Gurihiru’s style makes things light and endearing but also solid because there is tons of depth and weight on the page. It feels like a world with so much space to it, and even when the characters might get a bit cartoony the world itself still has that same solid spacious feeling. For example, the two-page spread of Miles bouncing all over fighting rogues across a few square blocks. All the buildings we see from the top-down perspective are ‘real’ and have weight and feeling to them as the more energetic animated Miles and rogues are all over the place not really in scale or sense to the page in some cases, but it doesn’t matter. We get the desired effect of that ‘right outside your window’ Marvel aspect mixed with the more energetic kinetic fun style that makes this series work.

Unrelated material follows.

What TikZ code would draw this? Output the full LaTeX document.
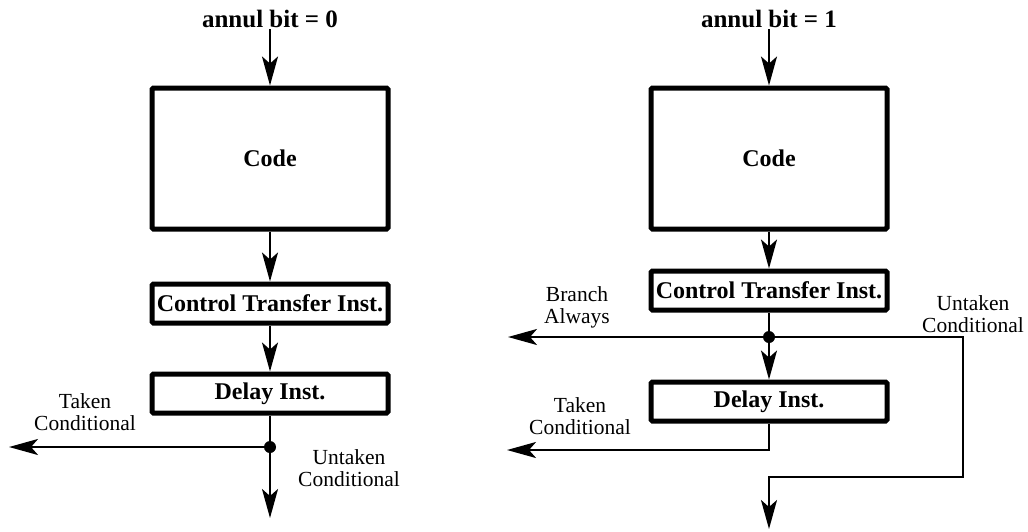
\documentclass[tikz,border=0pt]{standalone}
\usepackage{fontspec}
\setmainfont{Liberation Serif}
\usetikzlibrary{arrows.meta}
\begin{document}
\begin{tikzpicture}[x=1pt,y=-1pt,
  box/.style={draw, line width=5pt, rounded corners=1.5pt, inner sep=0pt,
    font=\bfseries\fontsize{24}{26}\selectfont, minimum width=236pt},
  conn/.style={line width=2.2pt, line join=miter, -{Stealth[length=29pt,width=16pt,inset=7pt]}},
  plain/.style={line width=2.2pt, line join=miter},
  lbl/.style={font=\fontsize{21.5}{22}\selectfont, align=center, inner sep=0pt},
  ttl/.style={font=\bfseries\fontsize{25}{27}\selectfont, inner sep=1pt},
  jdot/.style={circle, fill, inner sep=0pt, minimum size=12pt}]
\useasboundingbox (0,0) rectangle (1028,531);

% ---------------- left: annul bit = 0
\node[ttl] (t0) at (270,19) {annul bit = 0};
\node[box, minimum height=141pt] (code0) at (270,158.5) {Code};
\node[box, minimum height=39pt] (cti0) at (270,303.5) {Control Transfer Inst.};
\node[box, minimum height=39pt] (del0) at (270,393.5) {Delay Inst.};
\node[jdot] (j0) at (270,447) {};
\coordinate (tc0) at (9,447);
\coordinate (uc0) at (270,518);

\draw[conn] (t0.south) -- (code0.north);
\draw[conn] (code0.south) -- (cti0.north);
\draw[conn] (cti0.south) -- (del0.north);
\draw[plain] (del0.south) -- (j0.center);
\draw[conn] (j0.center) -- (tc0);
\draw[conn] (j0.center) -- (uc0);

\node[lbl] (ltc0) at (85,412) {Taken\\Conditional};
\node[lbl] (luc0) at (349,468) {Untaken\\Conditional};

% ---------------- right: annul bit = 1
\node[ttl] (t1) at (769,19) {annul bit = 1};
\node[box, minimum height=141pt] (code1) at (769,158.5) {Code};
\node[box, minimum height=39pt] (cti1) at (769,290.5) {Control Transfer Inst.};
\node[box, minimum height=39pt] (del1) at (769,401.5) {Delay Inst.};
\node[jdot] (j1) at (769,337) {};
\coordinate (ba1) at (508,337);
\coordinate (ur1) at (963,337);
\coordinate (ud1) at (963,477);
\coordinate (ul1) at (769,477);
\coordinate (ue1) at (769,529);
\coordinate (tk1) at (769,450);
\coordinate (te1) at (507,450);

\draw[conn] (t1.south) -- (code1.north);
\draw[conn] (code1.south) -- (cti1.north);
\draw[plain] (cti1.south) -- (j1.center);
\draw[conn] (j1.center) -- (ba1);
\draw[conn] (j1.center) -- (del1.north);
\draw[conn] (j1.center) -- (ur1) -- (ud1) -- (ul1) -- (ue1);
\draw[conn] (del1.south) -- (tk1) -- (te1);

\node[lbl] (lba1) at (577,307.5) {Branch\\Always};
\node[lbl] (luc1) at (973,314.5) {Untaken\\Conditional};
\node[lbl] (ltc1) at (580,416) {Taken\\Conditional};
\end{tikzpicture}
\end{document}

In other spaces, though that aspect is scaled down where even the characters have that deep weight to them, feeling solid and as real as the world around them. It’s a style that allows for quick changes depending on the mood or need on the page, which allows for pitch-perfect pulling off the numerous visual gags that come with this story. From the lemonade stand to that aforementioned limo with Thanos, those are jokes sold on the first visual which Gurihiru easily accomplishes. Every time I glance past them in the issue, as I flip through the issues again to write these reviews, I’m chuckling again. That’s how you know something is pretty darn funny.

While Gurihiru nails those visual jokes, Petit helps land the dialogue/audio portions of those jokes and every other bit of lettering that is needed. Petit hits all the right tones and energy across a variety of types of books, always able to make the lettering work for what that world or story needs. What might seem like a minor change of size to the font is in fact a huge thing because it creates a visual cue for what any given dialogue should sound like volume/tone-wise. If I spot big giant bold letters well then, I know that someone is yelling at that moment, but if I spot a slightly smaller bit of font, such as the AIM agent outside the limo later, it tells my brain that they are whispering/muttering at that moment.

The same goes for all the colorful additions and the wild variety of bubble shapes and sizes that can be found, as it all enhances the dialogue in delicious ways. Just as the other artwork does, these bits of work make sure that this world feels real, deep, and varied in every aspect.

Any review there is surely some space where I gush about my love of SFX and a book like this hits the spot for my SFX-loving heart. I mean how can you not love when Miles is sneaking and the SFX for that scene is literally two little “Sneak” bits right above his legs? Things like that instantly cause your mind to hear a sound, and at that moment, it made me think of every cartoon ever where a character is trying to sneak and the types of sounds added to that moment. Read it again and try not to think of like a Looney Tunes-like sneak sound, bet you can’t.

Peter Parker & Miles Morales: Spider-Men: Double Trouble #3 is now available from Marvel Comics.